### Stated exercise:
Return each line of the data below verbatim; pictures are to be left out.

### Dataset content:
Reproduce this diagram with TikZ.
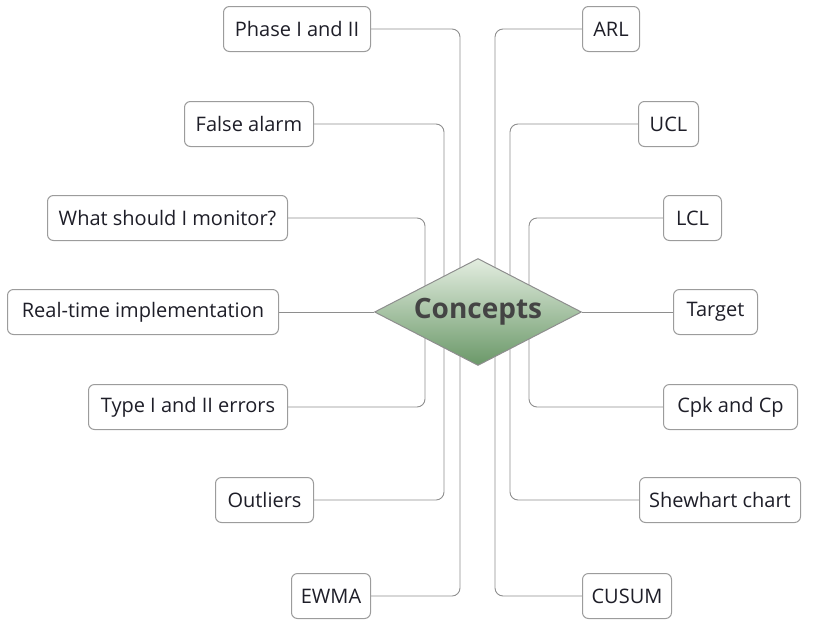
\documentclass[tikz,border=0pt]{standalone}
\usepackage{fontspec}
\setmainfont{Open Sans}
\usetikzlibrary{shapes.geometric,backgrounds}
\definecolor{linegray}{HTML}{8E8E8E}
\definecolor{boxgray}{HTML}{9C9C9C}
\definecolor{txtdark}{HTML}{1E1E28}
\definecolor{hubtext}{HTML}{444444}
\definecolor{greentop}{HTML}{E3EDE0}
\definecolor{greenbot}{HTML}{6A9868}
\tikzset{
  leaf/.style={draw=boxgray, line width=1pt, rounded corners=6pt, fill=white,
    minimum height=45pt, inner xsep=0pt, text=txtdark,
    font=\fontsize{20}{24}\selectfont},
  branch/.style={draw=linegray, line width=0.9pt, rounded corners=8pt},
  hub/.style={diamond, draw=linegray, line width=1pt, top color=greentop,
    bottom color=greenbot, minimum width=207pt, minimum height=107pt,
    aspect=1.93, inner sep=0pt, text=hubtext,
    font=\fontsize{28}{33}\selectfont\bfseries}
}
\begin{document}
\begin{tikzpicture}[x=1pt,y=-1pt]
\useasboundingbox (0,0) rectangle (816,635);
\node[hub] (concepts) at (478,312) {Concepts};
% left side
\foreach \name/\txt/\edge/\bw/\ypos in {phase/Phase I and II/371/147/29,
  alarm/False alarm/314/129/124, monitor/What should I monitor?/288/240/218,
  realtime/Real-time implementation/279/271/312, typeerr/Type I and II errors/288/199/407,
  outliers/Outliers/314/98/500, ewma/EWMA/371/79/596}
\node[leaf, anchor=east, minimum width=\bw] (\name) at (\edge,\ypos) {\txt};
% right side
\foreach \name/\txt/\edge/\bw/\ypos in {arl/ARL/582/57/29,
  ucl/UCL/638/60/124, lcl/LCL/663/58/218, target/Target/673/84/312,
  cpk/Cpk and Cp/663/134/407, shewhart/Shewhart chart/639/161/500,
  cusum/CUSUM/582/89/596}
\node[leaf, anchor=west, minimum width=\bw] (\name) at (\edge,\ypos) {\txt};
\begin{scope}[on background layer]
\foreach \name/\dx in {phase/-18, alarm/-34, monitor/-53, typeerr/-53, outliers/-34, ewma/-18}
\draw[branch] (\name.east) -| ([xshift=\dx pt]concepts.center);
\foreach \name/\dx in {arl/17, ucl/32, lcl/51, cpk/51, shewhart/32, cusum/17}
\draw[branch] (\name.west) -| ([xshift=\dx pt]concepts.center);
\draw[branch] (realtime) -- (concepts);
\draw[branch] (target) -- (concepts);
\end{scope}
\end{tikzpicture}
\end{document}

### Task solution:
Reproduce this diagram with TikZ.
\documentclass[tikz,border=0pt]{standalone}
\usepackage{fontspec}
\setmainfont{Open Sans}
\usetikzlibrary{shapes.geometric,backgrounds}
\definecolor{linegray}{HTML}{8E8E8E}
\definecolor{boxgray}{HTML}{9C9C9C}
\definecolor{txtdark}{HTML}{1E1E28}
\definecolor{hubtext}{HTML}{444444}
\definecolor{greentop}{HTML}{E3EDE0}
\definecolor{greenbot}{HTML}{6A9868}
\tikzset{
  leaf/.style={draw=boxgray, line width=1pt, rounded corners=6pt, fill=white,
    minimum height=45pt, inner xsep=0pt, text=txtdark,
    font=\fontsize{20}{24}\selectfont},
  branch/.style={draw=linegray, line width=0.9pt, rounded corners=8pt},
  hub/.style={diamond, draw=linegray, line width=1pt, top color=greentop,
    bottom color=greenbot, minimum width=207pt, minimum height=107pt,
    aspect=1.93, inner sep=0pt, text=hubtext,
    font=\fontsize{28}{33}\selectfont\bfseries}
}
\begin{document}
\begin{tikzpicture}[x=1pt,y=-1pt]
\useasboundingbox (0,0) rectangle (816,635);
\node[hub] (concepts) at (478,312) {Concepts};
% left side
\foreach \name/\txt/\edge/\bw/\ypos in {phase/Phase I and II/371/147/29,
  alarm/False alarm/314/129/124, monitor/What should I monitor?/288/240/218,
  realtime/Real-time implementation/279/271/312, typeerr/Type I and II errors/288/199/407,
  outliers/Outliers/314/98/500, ewma/EWMA/371/79/596}
\node[leaf, anchor=east, minimum width=\bw] (\name) at (\edge,\ypos) {\txt};
% right side
\foreach \name/\txt/\edge/\bw/\ypos in {arl/ARL/582/57/29,
  ucl/UCL/638/60/124, lcl/LCL/663/58/218, target/Target/673/84/312,
  cpk/Cpk and Cp/663/134/407, shewhart/Shewhart chart/639/161/500,
  cusum/CUSUM/582/89/596}
\node[leaf, anchor=west, minimum width=\bw] (\name) at (\edge,\ypos) {\txt};
\begin{scope}[on background layer]
\foreach \name/\dx in {phase/-18, alarm/-34, monitor/-53, typeerr/-53, outliers/-34, ewma/-18}
\draw[branch] (\name.east) -| ([xshift=\dx pt]concepts.center);
\foreach \name/\dx in {arl/17, ucl/32, lcl/51, cpk/51, shewhart/32, cusum/17}
\draw[branch] (\name.west) -| ([xshift=\dx pt]concepts.center);
\draw[branch] (realtime) -- (concepts);
\draw[branch] (target) -- (concepts);
\end{scope}
\end{tikzpicture}
\end{document}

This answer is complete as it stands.